Giving everyone the ability to exercise their creativity, pursue their passions, take care of their families, while simultaneously eliminating poverty would make the US less competitive globally? I just don't see how.
You're only looking at the idealistic pros and none of the cons. Competition is about who's working the hardest. Imagine two companies, Company A in which workers are extremely hard working and Company B which workers are free to pursue their passions and only work when they want to. Which one do you think wins out in the long run? And I'm not talking about a version of Company A in which everyone is unhappy, worked to death, etc.

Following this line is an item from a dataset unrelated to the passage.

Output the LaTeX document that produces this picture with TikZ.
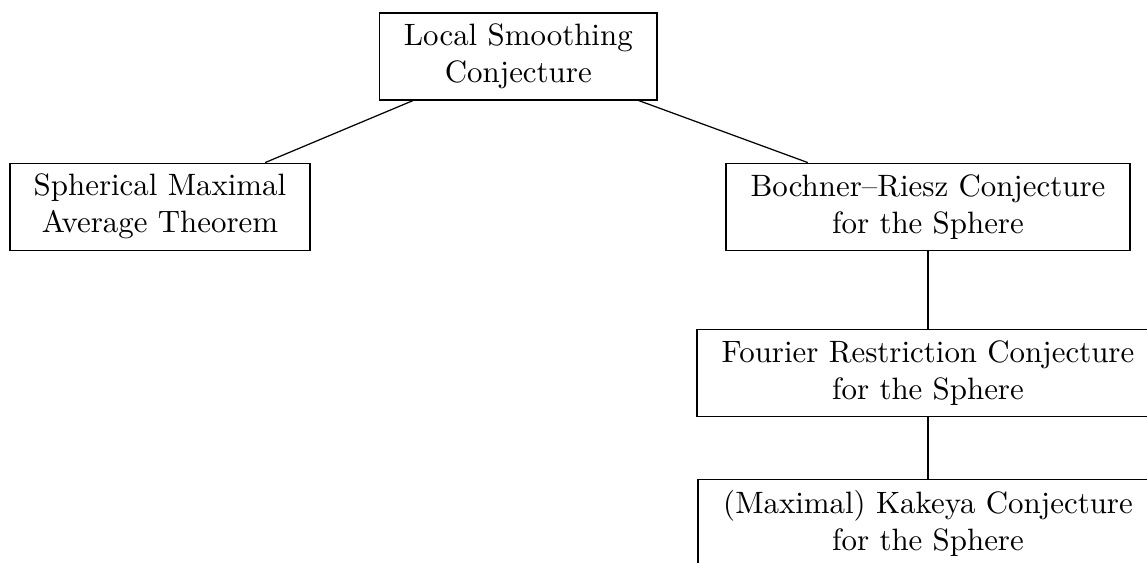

I'm just saying more work = more productivity, which is what competition is about
"Work" means we know we're doing something valuable to society because someone in society is willing to pay for it. If we're doing something nobody values enough to pay for then we may well be contributing nothing of value to society.

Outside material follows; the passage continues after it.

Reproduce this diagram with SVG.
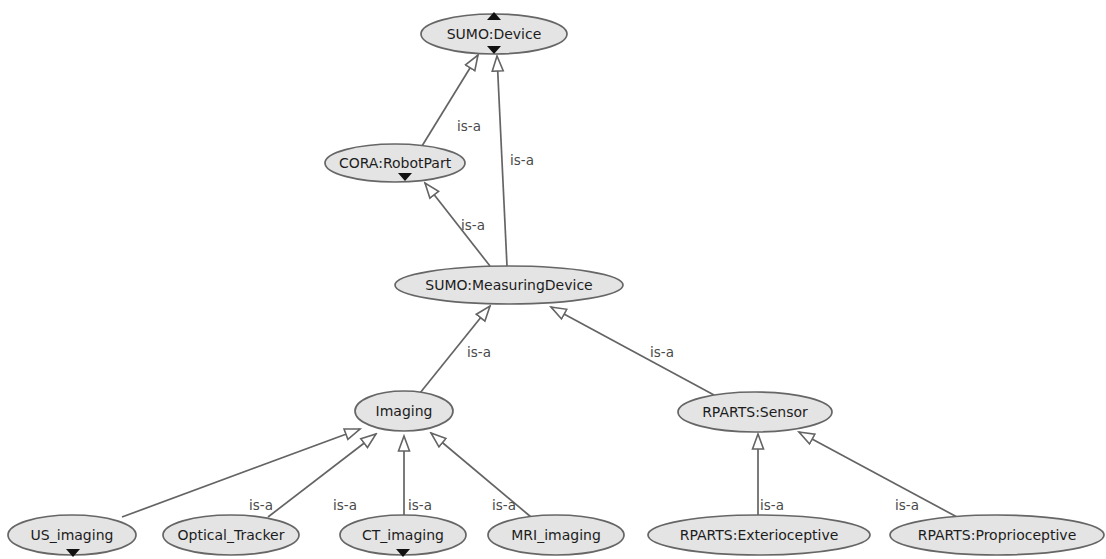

Why does his choice for how to spend his time offend you so much that you need to directly, overtly insult him for it?
Do you feel a need to control him because his values apparently differ from your own? Fortunately there is no one right way to live, no singular correct set of values.

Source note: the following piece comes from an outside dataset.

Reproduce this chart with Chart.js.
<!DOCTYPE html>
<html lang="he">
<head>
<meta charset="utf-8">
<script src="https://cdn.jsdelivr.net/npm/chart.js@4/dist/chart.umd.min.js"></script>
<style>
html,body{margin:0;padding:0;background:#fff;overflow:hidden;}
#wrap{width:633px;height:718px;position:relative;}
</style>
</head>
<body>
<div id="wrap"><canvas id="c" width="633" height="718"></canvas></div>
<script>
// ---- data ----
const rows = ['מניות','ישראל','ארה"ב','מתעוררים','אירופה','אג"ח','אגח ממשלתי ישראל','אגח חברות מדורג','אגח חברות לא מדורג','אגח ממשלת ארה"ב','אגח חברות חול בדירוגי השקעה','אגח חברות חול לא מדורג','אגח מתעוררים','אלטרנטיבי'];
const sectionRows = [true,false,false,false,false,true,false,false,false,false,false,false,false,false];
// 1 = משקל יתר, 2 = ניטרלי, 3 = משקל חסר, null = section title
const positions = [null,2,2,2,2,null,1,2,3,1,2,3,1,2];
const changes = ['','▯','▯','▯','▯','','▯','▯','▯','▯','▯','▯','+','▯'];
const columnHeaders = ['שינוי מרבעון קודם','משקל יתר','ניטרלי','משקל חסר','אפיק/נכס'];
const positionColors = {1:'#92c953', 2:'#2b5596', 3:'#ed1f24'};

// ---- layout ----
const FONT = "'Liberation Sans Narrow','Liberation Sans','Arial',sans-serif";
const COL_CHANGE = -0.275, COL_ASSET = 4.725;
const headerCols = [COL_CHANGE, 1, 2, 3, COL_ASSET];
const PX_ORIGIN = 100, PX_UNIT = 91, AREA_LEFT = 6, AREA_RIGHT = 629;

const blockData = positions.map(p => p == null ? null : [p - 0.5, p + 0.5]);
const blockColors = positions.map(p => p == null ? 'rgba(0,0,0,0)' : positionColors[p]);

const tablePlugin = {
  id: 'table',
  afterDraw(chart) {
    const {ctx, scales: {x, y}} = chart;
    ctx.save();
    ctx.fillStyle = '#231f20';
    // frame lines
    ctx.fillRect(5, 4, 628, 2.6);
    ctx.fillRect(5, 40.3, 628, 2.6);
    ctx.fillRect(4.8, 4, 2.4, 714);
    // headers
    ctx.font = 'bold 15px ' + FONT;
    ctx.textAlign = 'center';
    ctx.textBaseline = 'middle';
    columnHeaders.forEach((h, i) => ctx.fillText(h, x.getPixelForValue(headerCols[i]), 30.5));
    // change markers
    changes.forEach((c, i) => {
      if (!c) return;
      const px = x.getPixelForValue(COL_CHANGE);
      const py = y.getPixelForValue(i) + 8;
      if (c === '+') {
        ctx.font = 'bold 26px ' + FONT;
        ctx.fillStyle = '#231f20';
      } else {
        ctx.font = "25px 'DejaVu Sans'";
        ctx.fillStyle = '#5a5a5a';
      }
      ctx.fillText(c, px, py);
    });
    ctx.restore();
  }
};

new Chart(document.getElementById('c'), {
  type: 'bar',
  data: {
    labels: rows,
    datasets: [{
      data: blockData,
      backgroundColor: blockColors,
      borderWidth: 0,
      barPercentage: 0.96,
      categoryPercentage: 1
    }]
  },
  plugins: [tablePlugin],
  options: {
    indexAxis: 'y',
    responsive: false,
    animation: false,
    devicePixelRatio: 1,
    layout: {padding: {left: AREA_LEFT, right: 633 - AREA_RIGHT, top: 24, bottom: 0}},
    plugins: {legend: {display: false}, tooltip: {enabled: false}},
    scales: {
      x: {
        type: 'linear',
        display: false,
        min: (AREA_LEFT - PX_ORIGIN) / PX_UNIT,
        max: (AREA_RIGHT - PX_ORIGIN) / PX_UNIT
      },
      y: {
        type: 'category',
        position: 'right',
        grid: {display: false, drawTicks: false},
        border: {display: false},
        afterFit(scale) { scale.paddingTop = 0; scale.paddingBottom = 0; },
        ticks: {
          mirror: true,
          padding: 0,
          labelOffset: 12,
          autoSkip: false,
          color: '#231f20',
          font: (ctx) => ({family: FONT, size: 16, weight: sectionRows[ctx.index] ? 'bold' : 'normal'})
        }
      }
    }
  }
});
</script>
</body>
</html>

The ire is because they are saying this in a context where they are implicitly talking not just about their personal preferences, but furthermore about the opportunities that should or should not be made available to others. They are saying this in a context where it functions as an argument against Basic Income, on the grounds that leisure is bad and everyone should be made to work as much as possible, to provide as much for society as possible.
>Sorry for the caps but we need to collectively get into this mindset. We're more productive than ever with very little to show for it. We've been having labor outright stolen from us for decades.
Speak for yourself. Not everybody's comfortable spending most of their time lounging around doing nothing that anybody else even values enough to pay for.